## START Data segment

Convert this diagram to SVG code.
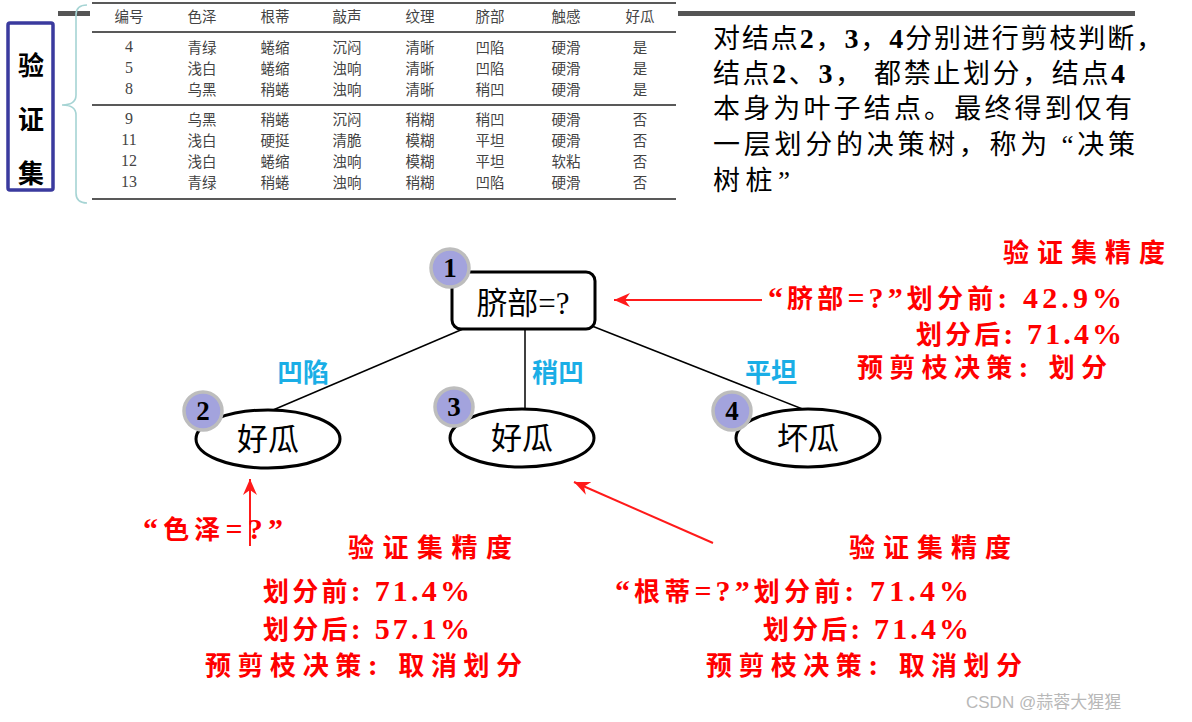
<svg xmlns="http://www.w3.org/2000/svg" width="1192" height="722" viewBox="0 0 1192 722">
<defs>
<style>
.tbl{font-family:"Noto Sans CJK SC",sans-serif;font-size:14.5px;fill:#444;text-anchor:middle}
.num{font-family:"Liberation Serif",serif;font-size:16px;fill:#444;text-anchor:middle}
.rule{stroke:#222;stroke-width:1.6}
.para{font-family:"Liberation Serif","Noto Sans CJK SC",sans-serif;font-size:27px;fill:#000}
.para .d{font-weight:bold;font-size:28px}
.node{font-family:"Liberation Serif","Noto Sans CJK SC",serif;font-size:31px;fill:#000;text-anchor:middle}
.badge circle{fill:#a3a3dd;stroke:#bdbdbd;stroke-width:3.5}
.badge text{font-family:"Liberation Serif",serif;font-weight:bold;font-size:27px;fill:#000;text-anchor:middle}
.shape{fill:#fff;stroke:#000;stroke-width:3}
.edge{stroke:#000;stroke-width:1.5;fill:none}
.lbl{font-family:"Noto Sans CJK SC",sans-serif;font-weight:bold;font-size:26px;fill:#1aaee6}
.red{font-family:"Liberation Serif","Noto Sans CJK SC",serif;font-weight:bold;font-size:26px;fill:#ff0000}
.red .n{font-size:30px}
.rarrow{stroke:#ff1a1a;stroke-width:2;fill:none;marker-end:url(#rh)}
</style>
<marker id="rh" markerUnits="userSpaceOnUse" markerWidth="18" markerHeight="14" refX="16" refY="7" orient="auto">
<path d="M0,0 L16,7 L0,14 L5,7 z" fill="#ff1a1a"/>
</marker>
</defs>
<rect width="1192" height="722" fill="#fff"/>

<!-- top gray bars -->
<rect x="58" y="11" width="32" height="5" fill="#555"/>
<rect x="678" y="11" width="457" height="5" fill="#555"/>

<!-- validation set label -->
<g id="valset-label">
<rect x="8" y="23" width="45" height="167" fill="#fff" stroke="#3a3a9e" stroke-width="3.5" rx="2"/>
<g font-family="Noto Sans CJK SC,sans-serif" font-weight="bold" font-size="26" text-anchor="middle" fill="#000">
<text x="31" y="75">验</text>
<text x="31" y="129">证</text>
<text x="31" y="183">集</text>
</g>
</g>

<!-- brace -->
<path d="M87,5 Q76,5 76,15 L76,95 Q76,105 62,105 Q76,105 76,115 L76,193 Q76,203 87,203" fill="none" stroke="#a6d4d4" stroke-width="1.6"/>

<!-- table -->
<g id="table">
<line class="rule" x1="92" y1="3" x2="676" y2="3"/>
<line class="rule" x1="92" y1="32" x2="676" y2="32"/>
<line class="rule" x1="92" y1="105" x2="676" y2="105"/>
<line class="rule" x1="92" y1="199" x2="676" y2="199"/>
<g class="tbl">
<text x="129" y="22">编号</text><text x="202" y="22">色泽</text><text x="275" y="22">根蒂</text><text x="347" y="22">敲声</text><text x="420" y="22">纹理</text><text x="490" y="22">脐部</text><text x="566" y="22">触感</text><text x="640" y="22">好瓜</text>
<text x="202" y="53">青绿</text><text x="275" y="53">蜷缩</text><text x="347" y="53">沉闷</text><text x="420" y="53">清晰</text><text x="490" y="53">凹陷</text><text x="566" y="53">硬滑</text><text x="640" y="53">是</text>
<text x="202" y="74">浅白</text><text x="275" y="74">蜷缩</text><text x="347" y="74">浊响</text><text x="420" y="74">清晰</text><text x="490" y="74">凹陷</text><text x="566" y="74">硬滑</text><text x="640" y="74">是</text>
<text x="202" y="95">乌黑</text><text x="275" y="95">稍蜷</text><text x="347" y="95">浊响</text><text x="420" y="95">清晰</text><text x="490" y="95">稍凹</text><text x="566" y="95">硬滑</text><text x="640" y="95">是</text>
<text x="202" y="125">乌黑</text><text x="275" y="125">稍蜷</text><text x="347" y="125">沉闷</text><text x="420" y="125">稍糊</text><text x="490" y="125">稍凹</text><text x="566" y="125">硬滑</text><text x="640" y="125">否</text>
<text x="202" y="146">浅白</text><text x="275" y="146">硬挺</text><text x="347" y="146">清脆</text><text x="420" y="146">模糊</text><text x="490" y="146">平坦</text><text x="566" y="146">硬滑</text><text x="640" y="146">否</text>
<text x="202" y="167">浅白</text><text x="275" y="167">蜷缩</text><text x="347" y="167">浊响</text><text x="420" y="167">模糊</text><text x="490" y="167">平坦</text><text x="566" y="167">软粘</text><text x="640" y="167">否</text>
<text x="202" y="188">青绿</text><text x="275" y="188">稍蜷</text><text x="347" y="188">浊响</text><text x="420" y="188">稍糊</text><text x="490" y="188">凹陷</text><text x="566" y="188">硬滑</text><text x="640" y="188">否</text>
</g>
<g class="num">
<text x="129" y="52">4</text><text x="129" y="73">5</text><text x="129" y="94">8</text>
<text x="129" y="124">9</text><text x="129" y="145">11</text><text x="129" y="166">12</text><text x="129" y="187">13</text>
</g>
</g>

<!-- paragraph -->
<g id="note" class="para">
<text x="713" y="48" textLength="450" lengthAdjust="spacing">对结点<tspan class="d">2</tspan>，<tspan class="d">3</tspan>，<tspan class="d">4</tspan>分别进行剪枝判断，</text>
<text x="713" y="83" textLength="412" lengthAdjust="spacing">结点<tspan class="d">2</tspan>、<tspan class="d">3</tspan>， 都禁止划分，结点<tspan class="d">4</tspan></text>
<text x="713" y="118" textLength="419" lengthAdjust="spacing">本身为叶子结点。最终得到仅有</text>
<text x="713" y="154" textLength="422" lengthAdjust="spacing">一层划分的决策树，称为 “决策</text>
<text x="713" y="190" textLength="77" lengthAdjust="spacing">树桩”</text>
</g>

<!-- connectors -->
<g id="connectors">
<line class="edge" x1="463" y1="329" x2="273" y2="410"/>
<line class="edge" x1="525" y1="329" x2="525" y2="410"/>
<line class="edge" x1="592" y1="326" x2="805" y2="410"/>
<text class="lbl" x="277" y="382">凹陷</text>
<text class="lbl" x="532" y="382">稍凹</text>
<text class="lbl" x="745" y="382">平坦</text>
<line class="rarrow" x1="762" y1="300" x2="614" y2="300"/>
<line class="rarrow" x1="250" y1="546" x2="250" y2="479"/>
<line class="rarrow" x1="713" y1="543" x2="574" y2="482"/>
</g>

<!-- nodes -->
<g id="node1">
<rect class="shape" x="452" y="272" width="143" height="57" rx="9"/>
<text class="node" x="523" y="314">脐部=?</text>
<g class="badge"><circle cx="450" cy="268" r="19"/><text x="450" y="277">1</text></g>
</g>
<g id="node2">
<ellipse class="shape" cx="268" cy="439" rx="72" ry="29"/>
<text class="node" x="268" y="450">好瓜</text>
<g class="badge"><circle cx="203" cy="411" r="19"/><text x="203" y="420">2</text></g>
</g>
<g id="node3">
<ellipse class="shape" cx="522" cy="438" rx="72" ry="29"/>
<text class="node" x="522" y="449">好瓜</text>
<g class="badge"><circle cx="454" cy="407" r="19"/><text x="454" y="416">3</text></g>
</g>
<g id="node4">
<ellipse class="shape" cx="808" cy="438" rx="72" ry="29"/>
<text class="node" x="808" y="449">坏瓜</text>
<g class="badge"><circle cx="732" cy="411" r="19"/><text x="732" y="420">4</text></g>
</g>

<!-- red annotations -->
<g id="ann-root" class="red">
<text x="1003" y="262" textLength="162" lengthAdjust="spacing">验证集精度</text>
<text x="768" y="308" textLength="354" lengthAdjust="spacing"><tspan class="n">“</tspan>脐部<tspan class="n">=?”</tspan>划分前<tspan class="n">: 42.9%</tspan></text>
<text x="916" y="344" textLength="206" lengthAdjust="spacing">划分后<tspan class="n">: 71.4%</tspan></text>
<text x="857" y="377" textLength="250" lengthAdjust="spacing">预剪枝决策<tspan class="n">: </tspan>划分</text>
</g>
<g id="ann-left" class="red">
<text x="143" y="539" textLength="140" lengthAdjust="spacing"><tspan class="n">“</tspan>色泽<tspan class="n">=?”</tspan></text>
<text x="348" y="557" textLength="164" lengthAdjust="spacing">验证集精度</text>
<text x="263" y="601" textLength="207" lengthAdjust="spacing">划分前<tspan class="n">: 71.4%</tspan></text>
<text x="263" y="639" textLength="207" lengthAdjust="spacing">划分后<tspan class="n">: 57.1%</tspan></text>
<text x="205" y="675" textLength="317" lengthAdjust="spacing">预剪枝决策<tspan class="n">: </tspan>取消划分</text>
</g>
<g id="ann-right" class="red">
<text x="849" y="557" textLength="162" lengthAdjust="spacing">验证集精度</text>
<text x="615" y="601" textLength="354" lengthAdjust="spacing"><tspan class="n">“</tspan>根蒂<tspan class="n">=?”</tspan>划分前<tspan class="n">: 71.4%</tspan></text>
<text x="763" y="639" textLength="206" lengthAdjust="spacing">划分后<tspan class="n">: 71.4%</tspan></text>
<text x="706" y="675" textLength="316" lengthAdjust="spacing">预剪枝决策<tspan class="n">: </tspan>取消划分</text>
</g>

<text x="966" y="708" font-family="Liberation Sans,Noto Sans CJK SC,sans-serif" font-size="17" fill="#b8b8b8">CSDN @蒜蓉大猩猩</text>
</svg>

## END Data segment

Instruction :: Up to and including the line with "Q76,5 76,15 L76,95", copy the data above from its first line. Skip pictures.

Complete output ::
Convert this diagram to SVG code.
<svg xmlns="http://www.w3.org/2000/svg" width="1192" height="722" viewBox="0 0 1192 722">
<defs>
<style>
.tbl{font-family:"Noto Sans CJK SC",sans-serif;font-size:14.5px;fill:#444;text-anchor:middle}
.num{font-family:"Liberation Serif",serif;font-size:16px;fill:#444;text-anchor:middle}
.rule{stroke:#222;stroke-width:1.6}
.para{font-family:"Liberation Serif","Noto Sans CJK SC",sans-serif;font-size:27px;fill:#000}
.para .d{font-weight:bold;font-size:28px}
.node{font-family:"Liberation Serif","Noto Sans CJK SC",serif;font-size:31px;fill:#000;text-anchor:middle}
.badge circle{fill:#a3a3dd;stroke:#bdbdbd;stroke-width:3.5}
.badge text{font-family:"Liberation Serif",serif;font-weight:bold;font-size:27px;fill:#000;text-anchor:middle}
.shape{fill:#fff;stroke:#000;stroke-width:3}
.edge{stroke:#000;stroke-width:1.5;fill:none}
.lbl{font-family:"Noto Sans CJK SC",sans-serif;font-weight:bold;font-size:26px;fill:#1aaee6}
.red{font-family:"Liberation Serif","Noto Sans CJK SC",serif;font-weight:bold;font-size:26px;fill:#ff0000}
.red .n{font-size:30px}
.rarrow{stroke:#ff1a1a;stroke-width:2;fill:none;marker-end:url(#rh)}
</style>
<marker id="rh" markerUnits="userSpaceOnUse" markerWidth="18" markerHeight="14" refX="16" refY="7" orient="auto">
<path d="M0,0 L16,7 L0,14 L5,7 z" fill="#ff1a1a"/>
</marker>
</defs>
<rect width="1192" height="722" fill="#fff"/>

<!-- top gray bars -->
<rect x="58" y="11" width="32" height="5" fill="#555"/>
<rect x="678" y="11" width="457" height="5" fill="#555"/>

<!-- validation set label -->
<g id="valset-label">
<rect x="8" y="23" width="45" height="167" fill="#fff" stroke="#3a3a9e" stroke-width="3.5" rx="2"/>
<g font-family="Noto Sans CJK SC,sans-serif" font-weight="bold" font-size="26" text-anchor="middle" fill="#000">
<text x="31" y="75">验</text>
<text x="31" y="129">证</text>
<text x="31" y="183">集</text>
</g>
</g>

<!-- brace -->
<path d="M87,5 Q76,5 76,15 L76,95 Q76,105 62,105 Q76,105 76,115 L76,193 Q76,203 87,203" fill="none" stroke="#a6d4d4" stroke-width="1.6"/>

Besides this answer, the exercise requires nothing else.